Steps for Constructing Synthetic Membrane Curvature-Inducing DNA Origami Scaffolds

Abstract

Biological membranes are dynamic cellular barriers that suffer deformation and bending. Despite huge effort in identifying the physical-chemical fundaments of membrane curvature, the particular mechanisms and elements of curvature induction on which cells actually base their membrane transformations are still poorly understood. In this project, we aim to fill this gap by engineering a minimal membrane curvature-inducing scaffold.Due to its exclusive nano-engineering properties, the DNA origami technology was chosen to build synthetic curvature-inducing scaffolds. This state-of-the-art technology enables the folding of long strands of DNA into nano-objects with defined shapes by using sequence-specific short DNA staples. Here, we designed DNA nanostructures with defined curvature and shape, as well as specific membrane binding positions. Hybrid origami scaffolds with specific functional membrane-attachment groups have been produced and the interaction of those hybrid scaffolds with lipid membrane model systems was studied, more precisely in terms of localization, membrane density and induction of membrane curvature.By using fluorescence microscopy, we show that the positioning and number of the membrane binding elements are essential to ensure an effective localization of the DNA nanostructures to the membrane.
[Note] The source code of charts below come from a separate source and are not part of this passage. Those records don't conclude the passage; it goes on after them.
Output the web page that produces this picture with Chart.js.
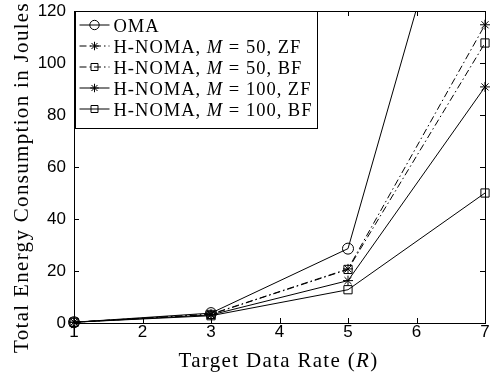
<!DOCTYPE html>
<html><head><meta charset="utf-8">
<script src="https://cdn.jsdelivr.net/npm/chart.js@4"></script>
<style>html,body{margin:0;padding:0;background:#fff}#wrap{width:493px;height:381px;position:relative}</style>
</head><body><div id="wrap"><canvas id="c" width="493" height="381"></canvas></div>
<script>
// ---- data ----
const rates = [1, 3, 5, 7];
const oma = [0.3, 3.8, 28.6, 213];
const noma50zf = [0.3, 3.4, 20.8, 114.7];
const noma50bf = [0.3, 3.3, 20.6, 107.7];
const noma100zf = [0.3, 3.1, 16.3, 90.8];
const noma100bf = [0.3, 2.8, 12.8, 50.0];
const xTicks = [1, 2, 3, 4, 5, 6, 7];
const yTicks = [0, 20, 40, 60, 80, 100, 120];
const legendLabels = [
  [["OMA", false]],
  [["H-NOMA, ", false], ["M", true], [" = 50, ZF", false]],
  [["H-NOMA, ", false], ["M", true], [" = 50, BF", false]],
  [["H-NOMA, ", false], ["M", true], [" = 100, ZF", false]],
  [["H-NOMA, ", false], ["M", true], [" = 100, BF", false]]
];
const xTitle = [["Target Data Rate (", false], ["R", true], [")", false]];
const yTitle = [["Total Energy Consumption in Joules", false]];

const SERIF = '"Liberation Serif", "DejaVu Serif", serif';
const SANS = '"Liberation Sans", Arial, sans-serif';
const dashDot = [7, 3, 1.5, 3];

function mk(label, values, style, dash, r) {
  return {
    label, data: rates.map((x, i) => ({x, y: values[i]})),
    borderColor: '#000', backgroundColor: 'rgba(0,0,0,0)', borderWidth: 1,
    borderDash: dash, pointStyle: style, pointRadius: r, pointHoverRadius: r,
    pointBorderColor: '#000', pointBackgroundColor: 'rgba(0,0,0,0)', pointBorderWidth: 1,
    tension: 0, clip: {left: 12, right: 12, top: 0, bottom: 12}
  };
}
const datasets = [
  mk('OMA', oma, 'circle', [], 5.5),
  mk('H-NOMA, M = 50, ZF', noma50zf, 'star', dashDot, 5),
  mk('H-NOMA, M = 50, BF', noma50bf, 'rect', dashDot, 5.8),
  mk('H-NOMA, M = 100, ZF', noma100zf, 'star', [], 5),
  mk('H-NOMA, M = 100, BF', noma100bf, 'rect', [], 5.8)
];

function segFont(it, size) { return (it ? 'italic ' : '') + size + 'px ' + SERIF; }
function segWidth(ctx, segs, size) {
  let w = 0, n = 0;
  ctx.letterSpacing = '0px';
  segs.forEach(([t, it]) => { ctx.font = segFont(it, size); w += ctx.measureText(t).width; n += t.length; });
  return {w, n};
}
function drawSegs(ctx, segs, x, y, size, ls, align) {
  ctx.letterSpacing = Math.max(0, ls) + 'px';
  let total = 0;
  segs.forEach(([t, it]) => { ctx.font = segFont(it, size); total += ctx.measureText(t).width; });
  let tx = align === 'center' ? x - total / 2 : x;
  ctx.textAlign = 'left';
  segs.forEach(([t, it]) => {
    ctx.font = segFont(it, size);
    ctx.fillText(t, tx, y);
    tx += ctx.measureText(t).width;
  });
  ctx.letterSpacing = '0px';
}

const framePlugin = {
  id: 'frame',
  beforeDatasetsDraw(chart) {
    const {ctx, chartArea: a, scales: {x, y}} = chart;
    ctx.save();
    ctx.strokeStyle = '#000'; ctx.lineWidth = 1;
    ctx.strokeRect(Math.round(a.left) + 0.5, Math.round(a.top) + 0.5, Math.round(a.right - a.left), Math.round(a.bottom - a.top));
    ctx.beginPath();
    const tl = 5;
    yTicks.forEach(v => {
      const py = Math.round(y.getPixelForValue(v)) + 0.5;
      ctx.moveTo(a.left, py); ctx.lineTo(a.left + tl, py);
      ctx.moveTo(a.right, py); ctx.lineTo(a.right - tl, py);
    });
    xTicks.forEach(v => {
      const px = Math.round(x.getPixelForValue(v)) + 0.5;
      ctx.moveTo(px, a.bottom); ctx.lineTo(px, a.bottom - tl);
      ctx.moveTo(px, a.top); ctx.lineTo(px, a.top + tl);
    });
    ctx.stroke();
    ctx.restore();
  },
  afterDatasetsDraw(chart) {
    const {ctx, chartArea: a} = chart;
    ctx.save();
    // axis titles
    ctx.fillStyle = '#000'; ctx.textBaseline = 'alphabetic';
    const xs = 21, xm = segWidth(ctx, xTitle, xs);
    drawSegs(ctx, xTitle, (a.left + a.right) / 2 - 1, 367, xs, (200 - xm.w) / xm.n, 'center');
    const ys = 21, ym = segWidth(ctx, yTitle, ys);
    ctx.save();
    ctx.translate(28, 177.5);
    ctx.rotate(-Math.PI / 2);
    drawSegs(ctx, yTitle, 0, 0, ys, (351 - ym.w) / ym.n, 'center');
    ctx.restore();

    // legend
    const bx = Math.round(a.left) + 1.5, by = Math.round(a.top) + 0.5, bw = 242, bh = 117;
    ctx.fillStyle = '#fff';
    ctx.fillRect(bx, by, bw, bh);
    ctx.strokeStyle = '#000'; ctx.lineWidth = 1;
    ctx.strokeRect(bx, by, bw, bh);
    const ls = 18.5;
    const lm = segWidth(ctx, legendLabels[4], ls);
    const lsp = (199 - lm.w) / lm.n;
    chart.data.datasets.forEach((ds, i) => {
      const cy = by + 13.5 + i * 21;
      ctx.save();
      ctx.setLineDash(ds.borderDash || []);
      ctx.beginPath();
      ctx.moveTo(bx + 4, cy); ctx.lineTo(bx + 34, cy);
      ctx.stroke();
      ctx.restore();
      ctx.setLineDash([]);
      ctx.fillStyle = 'rgba(0,0,0,0)';
      Chart.helpers.drawPoint(ctx, {pointStyle: ds.pointStyle, radius: ds.pointRadius * 0.85, borderWidth: 1}, bx + 19, cy);
      ctx.fillStyle = '#000'; ctx.textBaseline = 'alphabetic';
      drawSegs(ctx, legendLabels[i], bx + 38, cy + 6.5, ls, lsp, 'left');
    });
    ctx.restore();
  }
};

new Chart(document.getElementById('c'), {
  type: 'line',
  data: {datasets},
  plugins: [framePlugin],
  options: {
    responsive: false, animation: false,
    devicePixelRatio: 1,
    layout: {padding: {top: 11, right: 8, left: 0, bottom: 0}},
    plugins: {legend: {display: false}, tooltip: {enabled: false}},
    events: [],
    scales: {
      x: {
        type: 'linear', min: 1, max: 7,
        afterBuildTicks: s => { s.ticks = xTicks.map(v => ({value: v})); },
        afterFit: s => { s.height = 58; s.paddingLeft = 0; s.paddingRight = 0; },
        grid: {display: false, drawTicks: false}, border: {display: false},
        ticks: {color: '#000', font: {family: SANS, size: 17}, padding: -1, maxRotation: 0}
      },
      y: {
        type: 'linear', min: 0, max: 120,
        afterBuildTicks: s => { s.ticks = yTicks.map(v => ({value: v})); },
        afterFit: s => { s.width = 74; s.paddingTop = 0; s.paddingBottom = 0; },
        grid: {display: false, drawTicks: false}, border: {display: false},
        ticks: {color: '#000', font: {family: SANS, size: 17}, padding: 8}
      }
    }
  }
});
</script></body></html>
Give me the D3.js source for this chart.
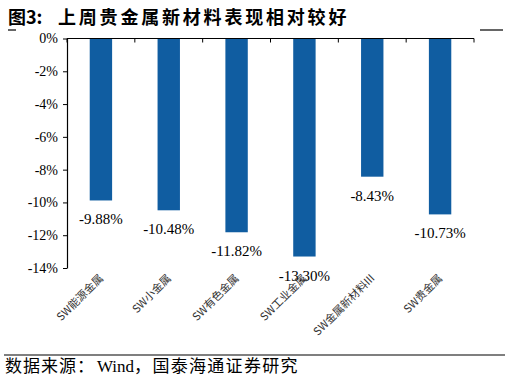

Moreover, the requirements seem to be dependent on the intrinsic curvature of the nanostructures. Interestingly, the quantitative characterization of our minimal membrane-scaffolds through fluorescence correlation spectroscopy (FCS) unravels that they may bind cooperatively to the membrane. In the end, our approach aims to reveal the minimal set of modules needed for shape-dependent induction of membrane curvature.In this work, we have developed and characterized the membrane binding properties of a synthetic membrane scaffold, which can act as biomimetic of the properties of biological scaffolding elements.